WINDHAM — Two-year-old Rylee Simmons is an active Jimmy Fund hero.
The precocious girl, diagnosed with leukemia in January, starts treatments showing the nurse or doctor where to place a tube or listen to her heart by demonstrating on her stuffed monkey.
On Sept. 12, she and other Boston Marathon Jimmy Fund Walk heroes will mark the route for 8,000 walkers over its 26.2 miles.
Their photographs will be posted as mile markers while the walkers try to raise $6.5 million for cancer care and research at Dana-Farber Cancer Institute.
Rylee has received care at both the Dana-Farber Cancer Institute and Children's Hospital in Boston since January, and has been cancer-free since the end of February. She was diagnosed with acute lymphoblastic leukemia after her parents — Jon, 37, and Melissa, 35 — noticed she had a fever, flu-like symptoms and a rash.
Rylee spent two months at Children's Hospital. She had successful lung surgery. She travels to Dana-Farber every three weeks for chemotherapy and steroids.
If the toddler stays free of cancer for two years, she will be considered cured and would only return to the hospital periodically for tests.
Jon Simmons said doctors told him and his wife the cure rate for the kind of cancer Rylee has is 80 percent to 85 percent.
Rylee is involved in her care. Before a nurse inserts a tube and needle into the port that leads to her heart, she insists upon cleaning the attached cap. She swabs it with alcohol before medicine is injected.
She also helps her mother make Rylee bracelets by threading beads. They are on sale at stores around town and online to help the family pay Rylee's medical bills.
In general, Rylee is tidy and deliberate, her parents said. On Monday, sporting her new blue Jimmy Fund hero T-shirt, she had to make sure her father's desk chair was pushed under the desk after he got up.
Rylee then proceeded to make sure that each clasp was buckled on her nearby booster chair. The little girl has grown up a lot in the past eight months, her parents said. She insists on drinking and eating from adult glasses, plates and utensils.
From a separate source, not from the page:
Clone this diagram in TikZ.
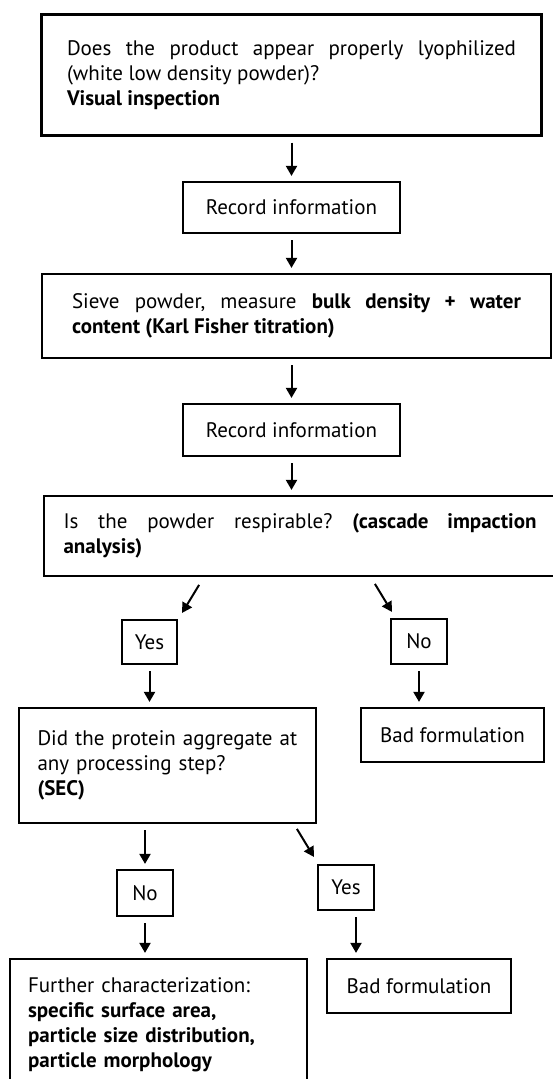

No sippy cup for Rylee.
She celebrates the end of each treatment session — and just about anything else — with a few Doritos chips.
"She's very articulate," her father said. "She's been talking since she was 1."
Her parents encourage her to be involved and engaged in everything she does, including her care.
"If she knows what is happening, she'll be less afraid," Melissa Simmons said.
That might be why her parents are so committed to improving cancer care and the Jimmy Fund benefit.
They recognize Rylee might not directly benefit from money raised this year, but she has benefited from previous money raised and this year's funds "might help another kid," Melissa Simmons said.